| What you need to do |
Leave out the pictures, and retype only the lines from the beginning of the material through the line that contains "(0,0) rectangle (1193,671);", including both.

| Listed entries |
•••••
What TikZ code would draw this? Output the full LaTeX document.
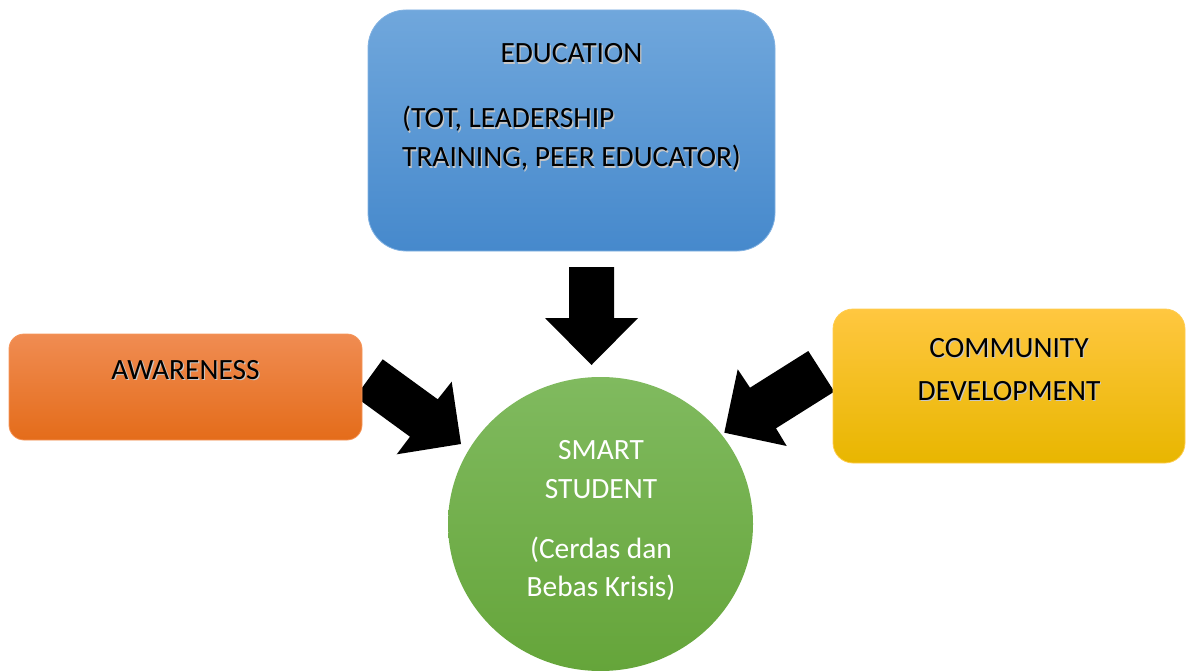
\documentclass[tikz,border=0pt]{standalone}
\usepackage{fontspec}
\setmainfont{Carlito}
\usetikzlibrary{shapes.geometric}
\definecolor{bluetop}{RGB}{112,167,220}
\definecolor{bluebot}{RGB}{70,137,204}
\definecolor{blueedge}{RGB}{130,178,226}
\definecolor{orgtop}{RGB}{240,140,82}
\definecolor{orgmid}{RGB}{244,124,40}
\definecolor{orgbot}{RGB}{228,108,26}
\definecolor{orgedge}{RGB}{246,150,90}
\definecolor{yeltop}{RGB}{255,199,64}
\definecolor{yelmid}{RGB}{255,192,0}
\definecolor{yelbot}{RGB}{232,182,0}
\definecolor{yeledge}{RGB}{255,205,80}
\definecolor{grntop}{RGB}{128,186,95}
\definecolor{grnbot}{RGB}{101,165,58}
\newcommand\shd[1]{\makebox[0pt][l]{\kern1.2pt\raisebox{-1.2pt}{\textcolor{black!22}{#1}}}#1}
\begin{document}
\begin{tikzpicture}[x=1pt,y=-1pt,
  boxshape/.style={rectangle, inner sep=0pt, line width=0.8pt},
  lbl/.style={inner sep=0pt, anchor=base, font=\fontsize{29.4}{35}\selectfont},
  lblw/.style={lbl, anchor=base west},
  blockarrow/.style={fill=black}]
\useasboundingbox (0,0) rectangle (1193,671);

% block arrows (drawn first, boxes overlap their tails)
\coordinate (la1) at (355.4,396.9);
\coordinate (la2) at (382.7,359.3);
\coordinate (la3) at (437.7,399.3);
\coordinate (la4) at (451.7,381.7);
\coordinate (la5) at (461,444);
\coordinate (la6) at (396.7,454.3);
\coordinate (la7) at (410,436.7);
\fill[blockarrow] (la1) -- (la2) -- (la3) -- (la4) -- (la5) -- (la6) -- (la7) -- cycle;

\coordinate (ra1) at (834.3,391.6);
\coordinate (ra2) at (808.3,351);
\coordinate (ra3) at (750,387.7);
\coordinate (ra4) at (737.7,369.3);
\coordinate (ra5) at (724.3,432.7);
\coordinate (ra6) at (786.7,446);
\coordinate (ra7) at (776,428.3);
\fill[blockarrow] (ra1) -- (ra2) -- (ra3) -- (ra4) -- (ra5) -- (ra6) -- (ra7) -- cycle;

\coordinate (da1) at (569,267);
\coordinate (da2) at (614,267);
\coordinate (da3) at (614,318);
\coordinate (da4) at (638,318);
\coordinate (da5) at (591.5,365);
\coordinate (da6) at (545,318);
\coordinate (da7) at (569,318);
\fill[blockarrow] (da1) -- (da2) -- (da3) -- (da4) -- (da5) -- (da6) -- (da7) -- cycle;

% boxes
\node[boxshape, draw=blueedge, top color=bluetop, bottom color=bluebot,
  minimum width=407pt, minimum height=241pt, rounded corners=38pt] (edu) at (571.5,130.5) {};
\node[boxshape, draw=orgedge, top color=orgtop, middle color=orgmid, bottom color=orgbot,
  minimum width=353pt, minimum height=106pt, rounded corners=15pt] (aware) at (185.5,387) {};
\node[boxshape, draw=yeledge, top color=yeltop, middle color=yelmid, bottom color=yelbot,
  minimum width=352pt, minimum height=154pt, rounded corners=20pt] (comm) at (1009,386) {};
\node[ellipse, inner sep=0pt, top color=grntop, bottom color=grnbot,
  minimum width=305pt, minimum height=294pt] (smart) at (600.5,524) {};

% labels
\node[lbl] (eduT) at (571.5,63) {\shd{EDUCATION}};
\node[lblw] (eduA) at (402,128) {\shd{(TOT, LEADERSHIP}};
\node[lblw] (eduB) at (402,167) {\shd{TRAINING, PEER EDUCATOR)}};
\node[lbl] (awT) at (185.5,379) {\shd{AWARENESS}};
\node[lbl] (cmA) at (1009,357) {\shd{COMMUNITY}};
\node[lbl] (cmB) at (1009,400) {\shd{DEVELOPMENT}};
\node[lbl, text=white] (smA) at (601,459) {SMART};
\node[lbl, text=white] (smB) at (601,498) {STUDENT};
\node[lbl, text=white] (smC) at (601,558) {(Cerdas dan};
\node[lbl, text=white] (smD) at (601,596) {Bebas Krisis)};
\end{tikzpicture}
\end{document}
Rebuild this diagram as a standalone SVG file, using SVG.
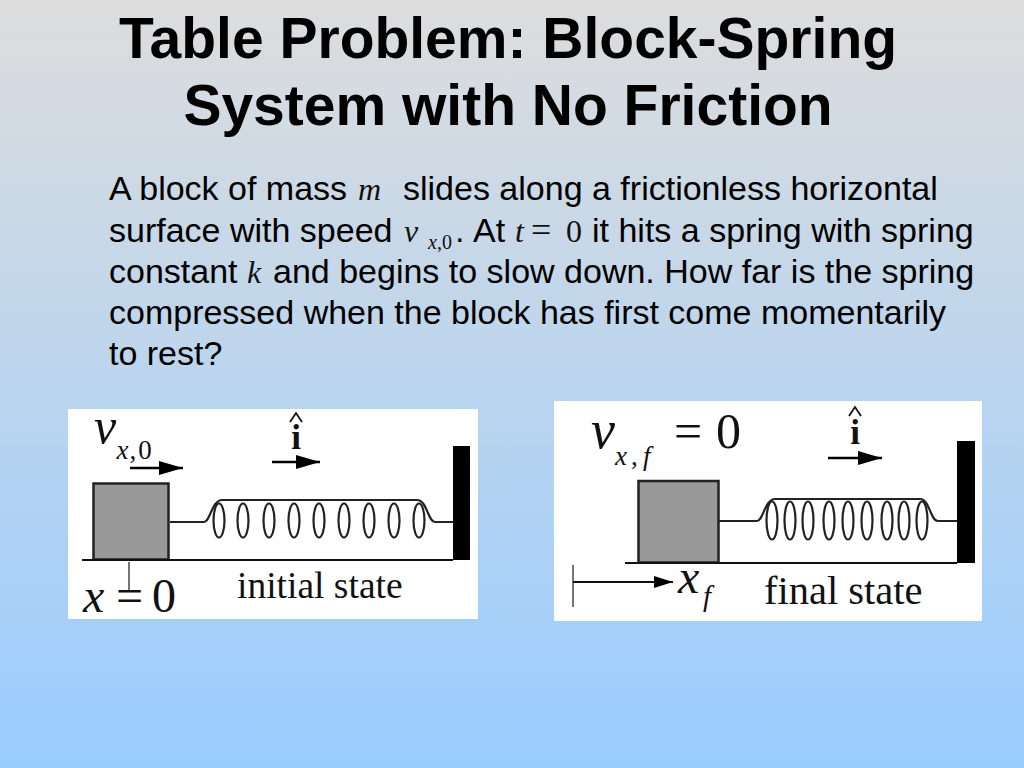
<svg xmlns="http://www.w3.org/2000/svg" width="1024" height="768" viewBox="0 0 1024 768">
<defs>
<linearGradient id="bg" x1="0" y1="0" x2="0" y2="1"><stop offset="0" stop-color="#dddddd"/><stop offset="1" stop-color="#99ccff"/></linearGradient>
<marker id="head" markerUnits="userSpaceOnUse" markerWidth="24" markerHeight="14" refX="24" refY="7" orient="auto"><path d="M0 0L24 7L0 14Z" fill="#000"/></marker>
<marker id="headS" markerUnits="userSpaceOnUse" markerWidth="19" markerHeight="12" refX="19" refY="6" orient="auto"><path d="M0 0L19 6L0 12Z" fill="#000"/></marker>
</defs>
<style>
.title{font:bold 57px "Liberation Sans",Arial,sans-serif;fill:#000;text-anchor:middle}
.body{font:34px "Liberation Sans",Arial,sans-serif;fill:#000}
.m{font-family:"Liberation Serif","Times New Roman",serif;fill:#111}
.i{font-style:italic}
.big{font-size:32px}
.sub{font-size:20px}
.line{stroke:#111;stroke-width:2;fill:none}
.coil{stroke:#222;stroke-width:2.200;fill:none}
.block{fill:#999;stroke:#222;stroke-width:2.500}
.panel{fill:#fff}
.wall{fill:#000}
.arrow{stroke:#000;stroke-width:2.500;fill:none}
.tick{stroke:#666;stroke-width:1.800;fill:none}
.hat{stroke:#111;stroke-width:1.800;fill:none}
</style>
<rect width="1024" height="768" fill="url(#bg)"/>
<g id="title">
<text class="title" x="508" y="58">Table Problem: Block-Spring</text>
<text class="title" x="508" y="125">System with No Friction</text>
</g>
<g id="problem-text">
<text class="body" y="200"><tspan x="109">A block of mass</tspan><tspan class="m i big" x="358">m</tspan><tspan x="403">slides along a frictionless horizontal</tspan></text>
<text class="body" y="242"><tspan x="109">surface with speed</tspan><tspan class="m i big" x="404">v</tspan><tspan class="m i sub" x="428" y="249">x</tspan><tspan class="m sub" y="249">,0</tspan><tspan x="455" y="242">.</tspan><tspan x="473">At</tspan><tspan class="m i big" x="515">t</tspan><tspan class="m" x="531" style="font-size:36px">=</tspan><tspan class="m big" x="566">0</tspan><tspan x="592">it hits a spring with spring</tspan></text>
<text class="body" y="283"><tspan x="109">constant</tspan><tspan class="m i big" x="247">k</tspan><tspan x="273">and begins to slow down. How far is the spring</tspan></text>
<text class="body" x="109" y="324">compressed when the block has first come momentarily</text>
<text class="body" x="109" y="365">to rest?</text>
</g>
<g id="initial-state">
<rect class="panel" x="68" y="409" width="410" height="210"/>
<rect class="block" x="93.500" y="483.500" width="75" height="76"/>
<rect class="wall" x="453" y="446" width="17" height="114"/>
<path class="line" d="M82 560H453"/>
<path class="tick" d="M129 562V590"/>
<g class="coil">
<path d="M170 522H204C210 522 212 500 222 500H417C427 500 428 522 435 522H453"/>
<ellipse cx="219" cy="520.500" rx="5.500" ry="17"/><ellipse cx="243" cy="520.500" rx="5.500" ry="17"/><ellipse cx="269" cy="520.500" rx="5.500" ry="17"/><ellipse cx="294" cy="520.500" rx="5.500" ry="17"/><ellipse cx="319" cy="520.500" rx="5.500" ry="17"/><ellipse cx="344" cy="520.500" rx="5.500" ry="17"/><ellipse cx="369" cy="520.500" rx="5.500" ry="17"/><ellipse cx="394" cy="520.500" rx="5.500" ry="17"/><ellipse cx="419" cy="520.500" rx="5.500" ry="17"/>
</g>
<path class="arrow" d="M130 468H183" marker-end="url(#head)"/>
<path class="arrow" d="M272 462H320" marker-end="url(#head)"/>
<text class="m i" x="94" y="443" font-size="50">v</text>
<text class="m" x="116.500" y="459" font-size="27"><tspan class="i">x</tspan><tspan dx="1">,</tspan><tspan dx="2">0</tspan></text>
<text class="m" x="296" y="449" font-size="35" font-weight="bold" text-anchor="middle">i</text>
<path class="hat" d="M290 422L296 413L302 422"/>
<text class="m i" x="83" y="612" font-size="48">x</text>
<text class="m" x="116" y="612" font-size="48">=</text>
<text class="m" x="152" y="612" font-size="48">0</text>
<text class="m" x="237" y="598" font-size="37.500">initial state</text>
</g>
<g id="final-state">
<rect class="panel" x="554" y="401" width="428" height="220"/>
<rect class="block" x="638.500" y="481" width="80" height="81.500"/>
<rect class="wall" x="957" y="441" width="18" height="122"/>
<path class="line" d="M625 563H957"/>
<path class="tick" d="M573 565V607"/>
<g class="coil">
<path d="M719 521H757C763 521 765 499 775 499H920C930 499 930 521 938 521H957"/>
<ellipse cx="772" cy="520.500" rx="5.500" ry="19"/><ellipse cx="790" cy="520.500" rx="5.500" ry="19"/><ellipse cx="808" cy="520.500" rx="5.500" ry="19"/><ellipse cx="829" cy="520.500" rx="5.500" ry="19"/><ellipse cx="848" cy="520.500" rx="5.500" ry="19"/><ellipse cx="867" cy="520.500" rx="5.500" ry="19"/><ellipse cx="887" cy="520.500" rx="5.500" ry="19"/><ellipse cx="904" cy="520.500" rx="5.500" ry="19"/><ellipse cx="922" cy="520.500" rx="5.500" ry="19"/>
</g>
<path class="arrow" d="M828 458H882" marker-end="url(#head)"/>
<path d="M573 582H673" class="line" marker-end="url(#headS)"/>
<text class="m i" x="591" y="448" font-size="54">v</text>
<text class="m i" x="615" y="465" font-size="27">x</text>
<text class="m" x="631" y="465" font-size="27">,</text>
<text class="m i" x="643" y="465" font-size="27">f</text>
<text class="m" x="674" y="448" font-size="50">=</text>
<text class="m" x="716" y="448" font-size="50">0</text>
<text class="m" x="855" y="444" font-size="35" font-weight="bold" text-anchor="middle">i</text>
<path class="hat" d="M849 416L855 407L861 416"/>
<text class="m i" x="678" y="593" font-size="48">x</text>
<text class="m i" x="703" y="606" font-size="29">f</text>
<text class="m" x="764" y="604" font-size="40.500">final state</text>
</g>
</svg>
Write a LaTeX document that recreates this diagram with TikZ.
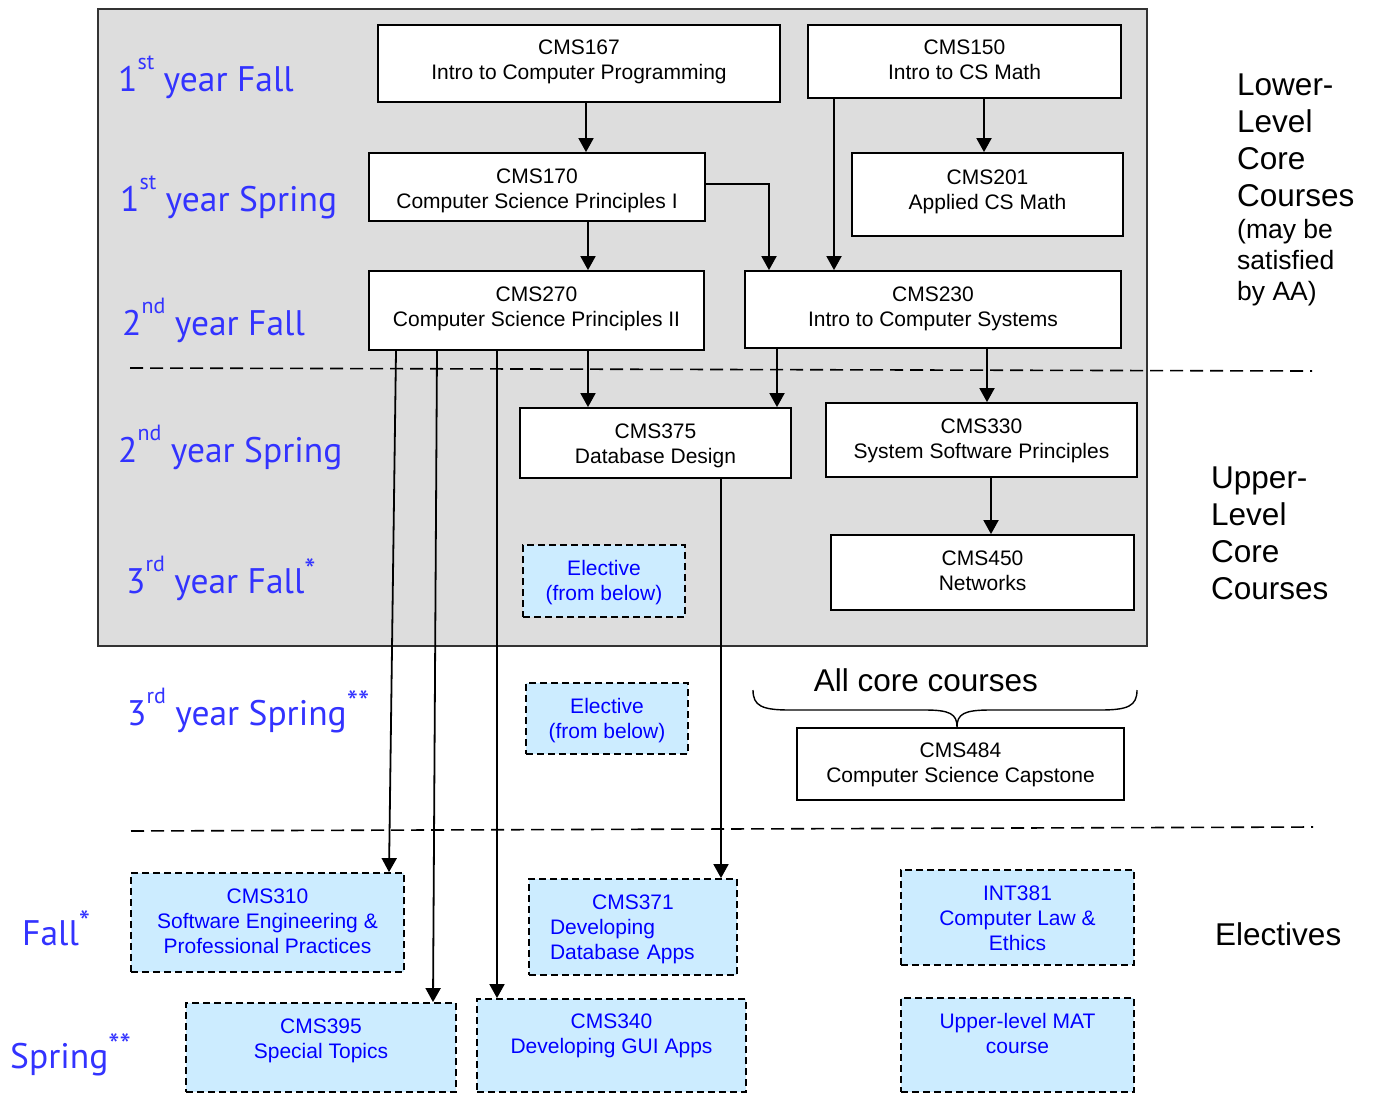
\documentclass[tikz,border=0pt]{standalone}
\usepackage{fontspec}
\setmainfont{Liberation Sans}
\newfontfamily\comicfont{PT Sans}
\usetikzlibrary{arrows.meta,fit}
\definecolor{bggray}{HTML}{DDDDDD}
\definecolor{lblue}{HTML}{CCECFF}
\definecolor{yrblue}{HTML}{3333FF}
\newcommand\supx[1]{\raisebox{22pt}{\fontsize{22}{22}\selectfont #1}}
\newcommand\astx[1]{\raisebox{12pt}{\fontsize{32}{32}\selectfont #1}}
\begin{document}
\begin{tikzpicture}[x=1pt,y=-1pt,
  box/.style={draw=black, line width=1.8pt, fill=white, inner sep=0pt},
  ebox/.style={draw=black, line width=1.8pt, dash pattern=on 7pt off 4pt, fill=lblue, inner sep=0pt},
  btext/.style={align=center, anchor=north, inner sep=0pt, font=\fontsize{21}{25}\selectfont},
  etext/.style={btext, text=blue},
  arr/.style={line width=1.8pt, -{Triangle[length=14pt,width=15pt]}},
  sep/.style={line width=1.6pt, dash pattern=on 13pt off 7pt},
  yl/.style={text=yrblue, font=\comicfont\fontsize{35.5}{40}\selectfont, inner sep=0pt, anchor=base west},
  rt/.style={align=left, inner sep=0pt, font=\fontsize{31.5}{37}\selectfont},
  rts/.style={align=left, inner sep=0pt, font=\fontsize{26.5}{31}\selectfont}
]
\useasboundingbox (0,0) rectangle (1375,1093);
% background
\node[fill=bggray, draw=black!80, line width=1.8pt, inner sep=0pt, fit={(98,9) (1147,646)}] (bg) {};
% separators
\draw[sep] (130,368) -- (1312,371);
\draw[sep] (131,831) -- (1313,827);
% year labels
\node[yl] (l1) at (118,91) {1\supx{st} year Fall};
\node[yl] (l2) at (120,211) {1\supx{st} year Spring};
\node[yl] (l3) at (122,335) {2\supx{nd} year Fall};
\node[yl] (l4) at (118,462) {2\supx{nd} year Spring};
\node[yl] (l5) at (126,593) {3\supx{rd} year Fall\astx{*}};
\node[yl] (l6) at (127,725) {3\supx{rd} year Spring\astx{**}};
\node[yl] (l7) at (22,945) {Fall\astx{*}};
\node[yl] (l8) at (10,1068) {Spring\astx{**}};
% core boxes
\node[box, fit={(378,25) (780,102)}] (c167) {};
\node[box, fit={(808,25) (1121,98)}] (c150) {};
\node[box, fit={(369,153) (705,221)}] (c170) {};
\node[box, fit={(852,153) (1123,236)}] (c201) {};
\node[box, fit={(369,271) (704,350)}] (c270) {};
\node[box, fit={(745,271) (1121,348)}] (c230) {};
\node[box, fit={(520,408) (791,478)}] (c375) {};
\node[box, fit={(826,403) (1137,477)}] (c330) {};
\node[box, fit={(831,535) (1134,610)}] (c450) {};
\node[box, fit={(797,728) (1124,800)}] (c484) {};
% elective boxes
\node[ebox, fit={(523,545) (685,617)}] (el1) {};
\node[ebox, fit={(526,683) (688,754)}] (el2) {};
\node[ebox, fit={(131,873) (404,972)}] (c310) {};
\node[ebox, fit={(529,879) (737,975)}] (c371) {};
\node[ebox, fit={(901,870) (1134,965)}] (i381) {};
\node[ebox, fit={(186,1003) (456,1092)}] (c395) {};
\node[ebox, fit={(477,999) (746,1092)}] (c340) {};
\node[ebox, fit={(901,998) (1134,1092)}] (mat) {};
% box texts
\node[btext] (c167t) at (579,39.5) {CMS167\\Intro to Computer Programming};
\node[btext] (c150t) at (964.5,39.5) {CMS150\\Intro to CS Math};
\node[btext] (c170t) at (537,168.5) {CMS170\\Computer Science Principles I};
\node[btext] (c201t) at (987.5,169.5) {CMS201\\Applied CS Math};
\node[btext] (c270t) at (536.5,286.5) {CMS270\\Computer Science Principles II};
\node[btext] (c230t) at (933,286.5) {CMS230\\Intro to Computer Systems};
\node[btext] (c375t) at (655.5,423.5) {CMS375\\Database Design};
\node[btext] (c330t) at (981.5,418.5) {CMS330\\System Software Principles};
\node[btext] (c450t) at (982.5,550.5) {CMS450\\Networks};
\node[btext] (c484t) at (960.5,742.5) {CMS484\\Computer Science Capstone};
\node[etext] (el1t) at (604,560.5) {Elective\\(from below)};
\node[etext] (el2t) at (607,698.5) {Elective\\(from below)};
\node[etext] (c310t) at (267.5,888.5) {CMS310\\Software Engineering \&\\Professional Practices};
\node[etext, text width=166pt, align=left] (c371t) at (633,894.5) {{\centering CMS371\par}Developing\\Database Apps};
\node[etext] (i381t) at (1017.5,885.5) {INT381\\Computer Law \&\\Ethics};
\node[etext] (c395t) at (321,1018.5) {CMS395\\Special Topics};
\node[etext] (c340t) at (611.5,1013.5) {CMS340\\Developing GUI Apps};
\node[etext] (matt) at (1017.5,1013.5) {Upper-level MAT\\course};
% right labels
\node[rt, anchor=north west] (rlow) at (1237,74) {Lower-\\Level\\Core\\Courses};
\node[rts, anchor=north west] (rlow2) at (1237,219) {(may be\\satisfied\\by AA)};
\node[rt, anchor=north west] (rup) at (1211,467) {Upper-\\Level\\Core\\Courses};
\node[rt, anchor=west] (relec) at (1215,934) {Electives};
\node[rt, anchor=center] (allcore) at (926,680) {All core courses};
% brace
\draw[line width=1.4pt] (753,690) .. controls (753,706) and (762,710) .. (790,710) -- (925,710)
  .. controls (950,710) and (957,714) .. (957,727)
  .. controls (957,714) and (964,710) .. (990,710) -- (1100,710)
  .. controls (1128,710) and (1137,706) .. (1137,690);
% helper x positions
\coordinate (x586) at (586,0);
\coordinate (x984) at (984,0);
\coordinate (x769) at (769,0);
\coordinate (x834) at (834,0);
\coordinate (x588) at (588,0);
\coordinate (x777) at (777,0);
\coordinate (x987) at (987,0);
\coordinate (x991) at (991,0);
\coordinate (x396) at (396,0);
\coordinate (x389) at (389,0);
\coordinate (x437) at (437,0);
\coordinate (x433) at (433,0);
\coordinate (x497) at (497,0);
\coordinate (x721) at (721,0);
\coordinate (y184) at (0,184);
% arrows
\draw[arr] (x586 |- c167.south) -- (x586 |- c170.north);
\draw[arr] (x984 |- c150.south) -- (x984 |- c201.north);
\draw[arr] (c170.east |- y184) -| (x769 |- c230.north);
\draw[arr] (x834 |- c150.south) -- (x834 |- c230.north);
\draw[arr] (x588 |- c170.south) -- (x588 |- c270.north);
\draw[arr] (x588 |- c270.south) -- (x588 |- c375.north);
\draw[arr] (x777 |- c230.south) -- (x777 |- c375.north);
\draw[arr] (x987 |- c230.south) -- (x987 |- c330.north);
\draw[arr] (x991 |- c330.south) -- (x991 |- c450.north);
\draw[arr] (x396 |- c270.south) -- (x389 |- c310.north);
\draw[arr] (x437 |- c270.south) -- (x433 |- c395.north);
\draw[arr] (x497 |- c270.south) -- (x497 |- c340.north);
\draw[arr] (x721 |- c375.south) -- (x721 |- c371.north);
\end{tikzpicture}
\end{document}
•••••
| Exercise solution |
What TikZ code would draw this? Output the full LaTeX document.
\documentclass[tikz,border=0pt]{standalone}
\usepackage{fontspec}
\setmainfont{Carlito}
\usetikzlibrary{shapes.geometric}
\definecolor{bluetop}{RGB}{112,167,220}
\definecolor{bluebot}{RGB}{70,137,204}
\definecolor{blueedge}{RGB}{130,178,226}
\definecolor{orgtop}{RGB}{240,140,82}
\definecolor{orgmid}{RGB}{244,124,40}
\definecolor{orgbot}{RGB}{228,108,26}
\definecolor{orgedge}{RGB}{246,150,90}
\definecolor{yeltop}{RGB}{255,199,64}
\definecolor{yelmid}{RGB}{255,192,0}
\definecolor{yelbot}{RGB}{232,182,0}
\definecolor{yeledge}{RGB}{255,205,80}
\definecolor{grntop}{RGB}{128,186,95}
\definecolor{grnbot}{RGB}{101,165,58}
\newcommand\shd[1]{\makebox[0pt][l]{\kern1.2pt\raisebox{-1.2pt}{\textcolor{black!22}{#1}}}#1}
\begin{document}
\begin{tikzpicture}[x=1pt,y=-1pt,
  boxshape/.style={rectangle, inner sep=0pt, line width=0.8pt},
  lbl/.style={inner sep=0pt, anchor=base, font=\fontsize{29.4}{35}\selectfont},
  lblw/.style={lbl, anchor=base west},
  blockarrow/.style={fill=black}]
\useasboundingbox (0,0) rectangle (1193,671);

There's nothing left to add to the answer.